Unfortunately, in automotive light applications it happens that the laser radiation coming out from the exit aperture of the light guide reaches the weld bead heterogeneously, with sections of the weld bead reached by insufficient energy to soften the container body. This is caused by the fact that the geometry of the lenticular body is typically complex, including on account of the presence of ribs, changes of curvature or the like, and the weld bead extends in a multiform manner.
Lenticular bodies tend, in fact, for stylistic and aerodynamic reasons to be increasingly complex and to have on their outer surface, surfaces with discontinuities such as ribs, chamfers, fillets, draughts, etc. The complex shape of the lenticular bodies and discontinuities present on the surface of the lenticular body may make the transposition of the laser beam from the optical fibre to the weld bead difficult and inefficient despite the action of the light guide.
In fact on account of the complex shape of the lenticular body, the weld bead proves not conformal to the lenticular body, i.e. it may not be a translation of the lenticular body.

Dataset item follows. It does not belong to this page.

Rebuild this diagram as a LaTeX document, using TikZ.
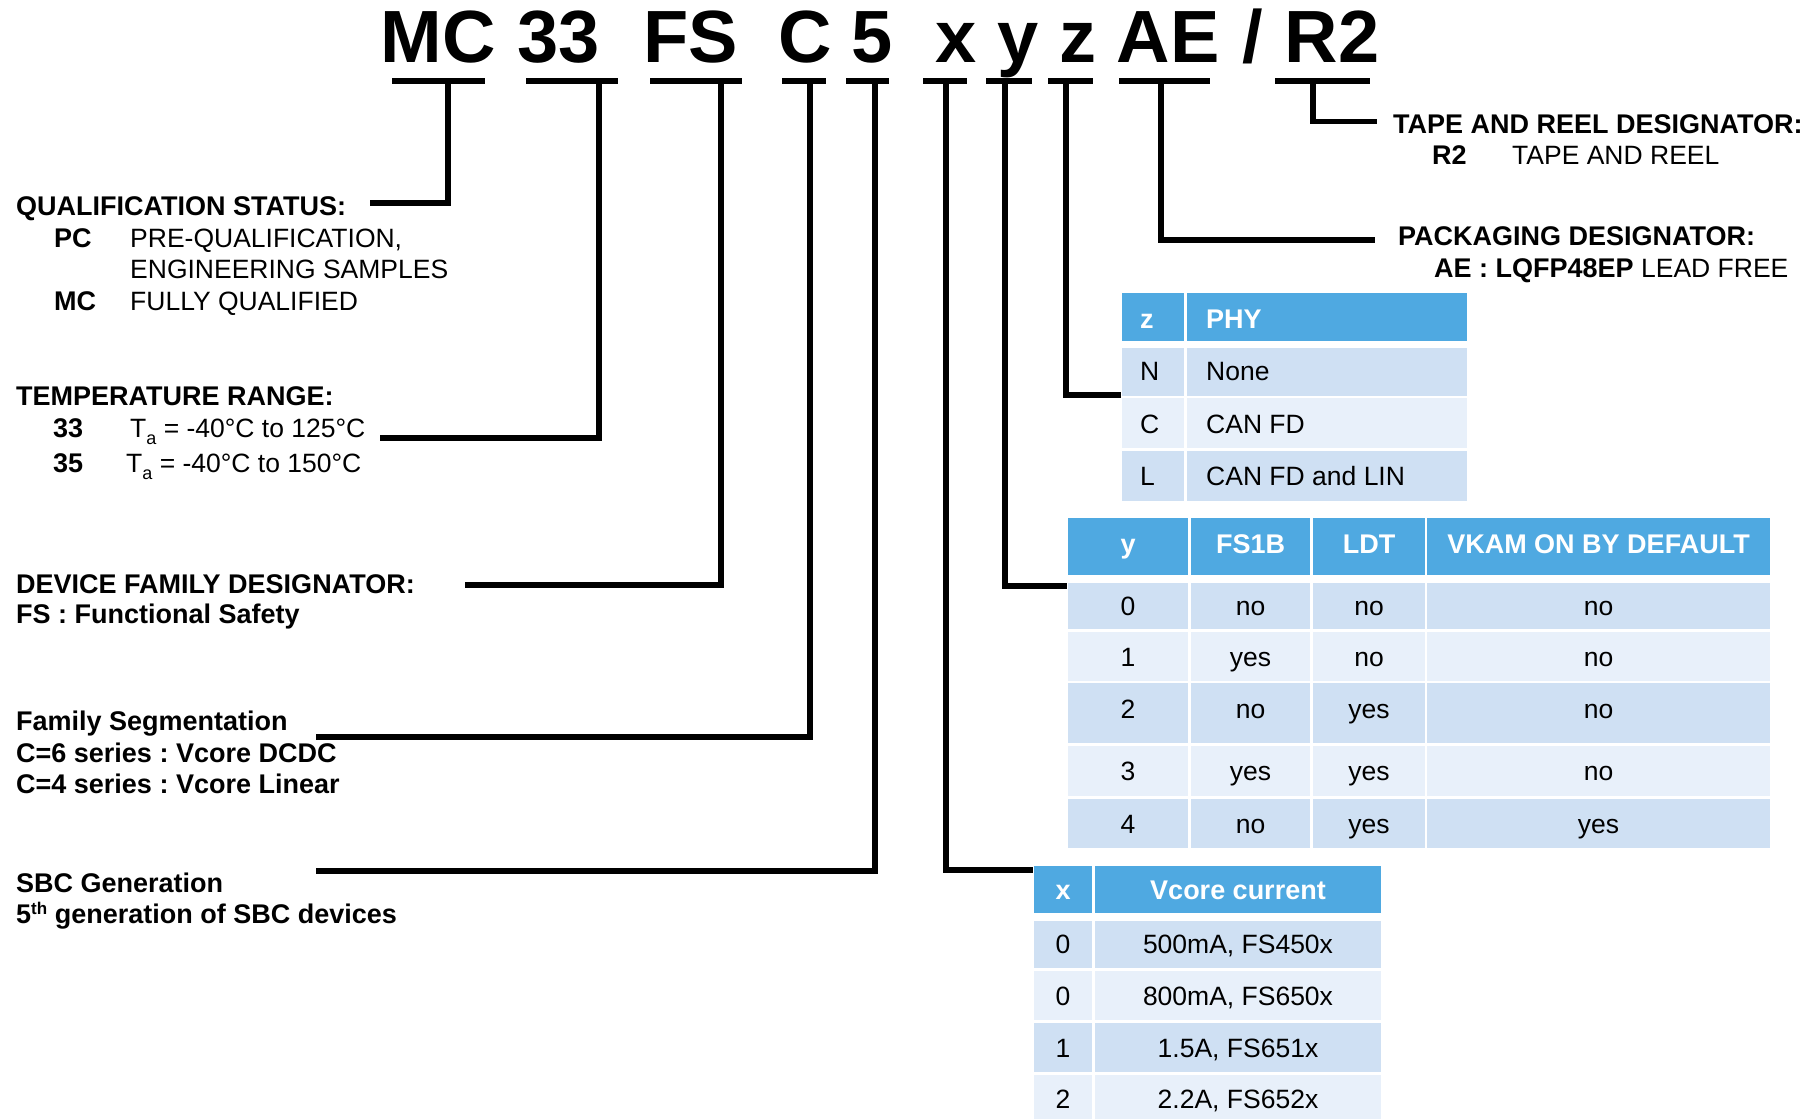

It is clear that if the weld bead is unevenly reached by the laser radiation, an increase in the power of the laser radiation, to overcome the lack in the portions poorly irradiated would be excessive in the portions of the weld bead irradiated sufficiently, with the risk of damage to portions of the lenticular body and the container body.
It follows that, in the case of simultaneous welding of automotive lights where the lenticular body usually has complex geometries (such as variations of concavities/complexity, grooves, ribs, protuberances, and the like), the solutions of the prior art of laser welding are not satisfactory in terms of quality of the weld bead generated.
In the light of all the above considerations, laser welding techniques are little used to date on automotive lights, especially if they have a complex geometry; such laser welding techniques are thus replaced by alternative welding techniques, such as friction, ultrasonic, hot-plate welding and the like.